Growth rate of Tibetan exiles plummets

By Jaideep Sarin, IANS
Friday, December 10, 2010

DHARAMSALA - The exiled Tibetan population’s growth rate has declined drastically in the last decade even as literacy levels have gone up, reveals a census report, which also notes that over 94,000 Tibetans now live in India.

The population growth rate of the community has declined from a healthy 2.8 percent, which was maintained for the last nearly 30 years, to just 1.96 percent in the last one decade (1998-2008), says the census report by the Tibetan government-in-exile.

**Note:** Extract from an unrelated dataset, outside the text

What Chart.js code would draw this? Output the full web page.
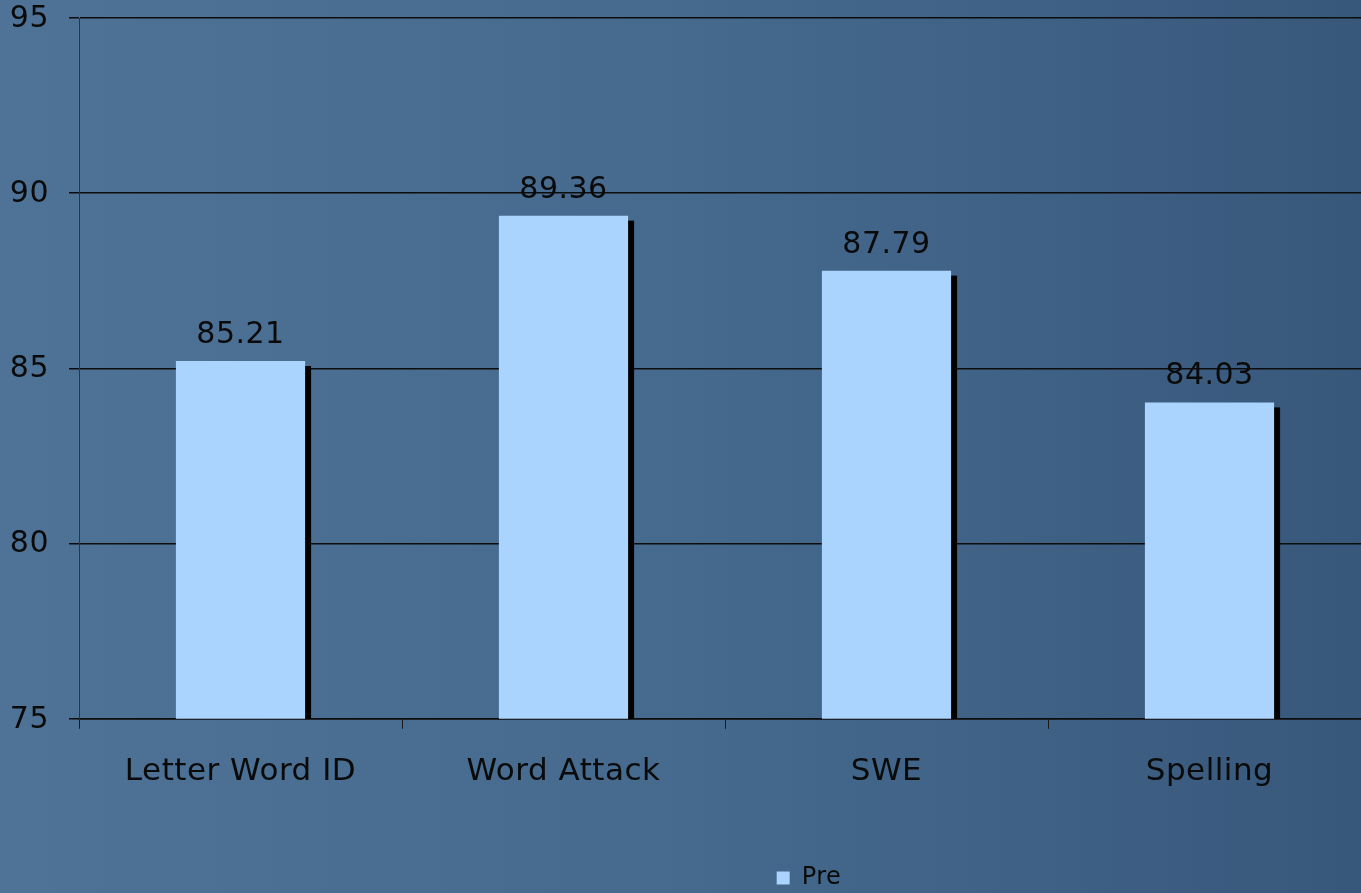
<!DOCTYPE html>
<html>
<head>
<meta charset="utf-8">
<script src="https://cdn.jsdelivr.net/npm/chart.js@4.4.1/dist/chart.umd.min.js"></script>
<style>
  html, body { margin: 0; padding: 0; overflow: hidden; width: 1361px; height: 893px; }
  body { background: linear-gradient(to right, #4f7396 0%, #456a8e 50%, #38587b 100%); }
  #wrap { position: absolute; left: 0; top: 0; width: 1618px; height: 893px; }
</style>
</head>
<body>
<div id="wrap"><canvas id="c"></canvas></div>
<script>
const categories = ['Letter Word ID', 'Word Attack', 'SWE', 'Spelling'];
const preScores = [85.21, 89.36, 87.79, 84.03];
const yTicks = [75, 80, 85, 90, 95];
const seriesName = 'Pre';

const FONT = '"DejaVu Sans", Verdana, sans-serif';

// Slightly wider text, closer to Verdana proportions
const textSpacing = {
  id: 'textSpacing',
  beforeLayout(chart) { chart.ctx.letterSpacing = '0.5px'; },
  beforeDraw(chart) { chart.ctx.letterSpacing = '0.5px'; }
};

// Hard drop shadow behind each bar, clipped to the plot area
const barShadow = {
  id: 'barShadow',
  beforeDatasetsDraw(chart) {
    const a = chart.chartArea;
    const ctx = chart.ctx;
    ctx.save();
    ctx.beginPath();
    ctx.rect(a.left, a.top - 20, a.right - a.left, a.bottom - a.top + 20);
    ctx.clip();
    ctx.fillStyle = '#000';
    chart.getDatasetMeta(0).data.forEach(bar => {
      const w = bar.width;
      ctx.fillRect(bar.x - w / 2 + 6, bar.y + 5, w, bar.base - bar.y);
    });
    ctx.restore();
  }
};

// Value printed above each bar
const valueLabels = {
  id: 'valueLabels',
  afterDatasetsDraw(chart) {
    const ctx = chart.ctx;
    ctx.save();
    ctx.font = '30px ' + FONT;
    ctx.fillStyle = '#0a0a0a';
    ctx.textAlign = 'center';
    ctx.textBaseline = 'alphabetic';
    const ds = chart.data.datasets[0];
    chart.getDatasetMeta(0).data.forEach((bar, i) => {
      ctx.fillText(ds.data[i].toFixed(2), bar.x, bar.y - 18);
    });
    ctx.restore();
  }
};

new Chart(document.getElementById('c'), {
  type: 'bar',
  data: {
    labels: categories,
    datasets: [{
      label: seriesName,
      data: preScores,
      backgroundColor: '#aad4fd',
      borderWidth: 0,
      barPercentage: 0.4,
      categoryPercentage: 1.0,
      xAxisID: 'x',
      yAxisID: 'y'
    }]
  },
  options: {
    responsive: true,
    maintainAspectRatio: false,
    animation: false,
    layout: { padding: { left: 0, right: 0, top: 0, bottom: -7 } },
    plugins: {
      legend: {
        position: 'bottom',
        labels: {
          color: '#0a0a0a',
          font: { family: FONT, size: 24 },
          boxWidth: 13,
          boxHeight: 13,
          padding: 2
        }
      },
      tooltip: { enabled: false }
    },
    scales: {
      x: {
        offset: true,
        weight: 0,
        grid: {
          display: true,
          offset: true,
          drawOnChartArea: false,
          drawTicks: true,
          tickLength: 10,
          color: '#1a1a1a'
        },
        border: { display: true, color: '#0d0d0d', width: 1.5 },
        ticks: {
          color: '#0a0a0a',
          font: { family: FONT, size: 31 },
          padding: 25,
          maxRotation: 0
        }
      },
      // empty band between the category labels and the legend
      xGap: {
        axis: 'x',
        type: 'linear',
        position: 'bottom',
        weight: 1,
        grid: { display: false },
        border: { display: false },
        ticks: { display: false },
        afterFit(axis) { axis.height = 48; }
      },
      y: {
        min: 75,
        max: 95,
        afterBuildTicks(axis) { axis.ticks = yTicks.map(v => ({ value: v })); },
        afterFit(axis) {
          axis.width = 79;
          axis.paddingTop = 18;
          axis.paddingBottom = 0;
        },
        grid: {
          color: '#0d0d0d',
          lineWidth: 1.5,
          tickLength: 10,
          drawTicks: true
        },
        border: { display: true, color: '#333', width: 1 },
        ticks: {
          color: '#0a0a0a',
          font: { family: FONT, size: 30 },
          padding: 20,
          labelOffset: 1
        }
      },
      // empty band on the right of the plot
      yGap: {
        axis: 'y',
        type: 'linear',
        position: 'right',
        grid: { display: false },
        border: { display: false },
        ticks: { display: false },
        afterFit(axis) { axis.width = 247; }
      }
    }
  },
  plugins: [textSpacing, barShadow, valueLabels]
});
</script>
</body>
</html>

Officials of the government-in-exile say the decline is linked to the increased literacy levels in the community - which showed a surge of 10.1 percent from 69.3 percent in 1998 to 79.4 percent in 2009.

The effective literacy rate (for population of six years and above) is 82.4 percent and the literacy rates for men and women is 88.7 percent and 74.4 percent respectively, the report has stated.

“Going by the current trend, there is every possibility to expect 100 percent literacy rate in the exile community by 2020,” the government-in-exile’s chief planning officer, Kunchok Tsundue, told Tibetan website Phayul.

According to the survey, the growth in the literacy rate among young child-bearing Tibetan women and the increased use of contraceptives could be the reason for the decline in population growth.

“While more educated women take longer time in building their careers that delay their age at marriage resulting in fewer children or forgoing having them altogether, the contraceptive prevalence has risen substantially from only 10 percent among the married women in 1980’s to 95 percent in 2001,” Phayul said, quoting the survey report.

The census exercise titled “Demographic Survey of Tibetans in Exile-2009″ was carried out in April last year at the behest of the government-in-exile’s Planning Commission. The report was released last week. The previous survey was done in 1998.

The exercise was conducted among the Tibetan community globally even though most of the exiles live in India, Nepal and Bhutan.

Another point highlighted by the survey showed a sharp increase in the number of Tibetan exiles, especially the younger ones, opting to settle in countries outside South Asia (India, Nepal and Bhutan).

The population of Tibetan exiles in countries outside South Asia grew from 12,153 in 1998 to 18,920 in 2009. It said over 9,309 Tibetans moved to western countries during 1998-2009.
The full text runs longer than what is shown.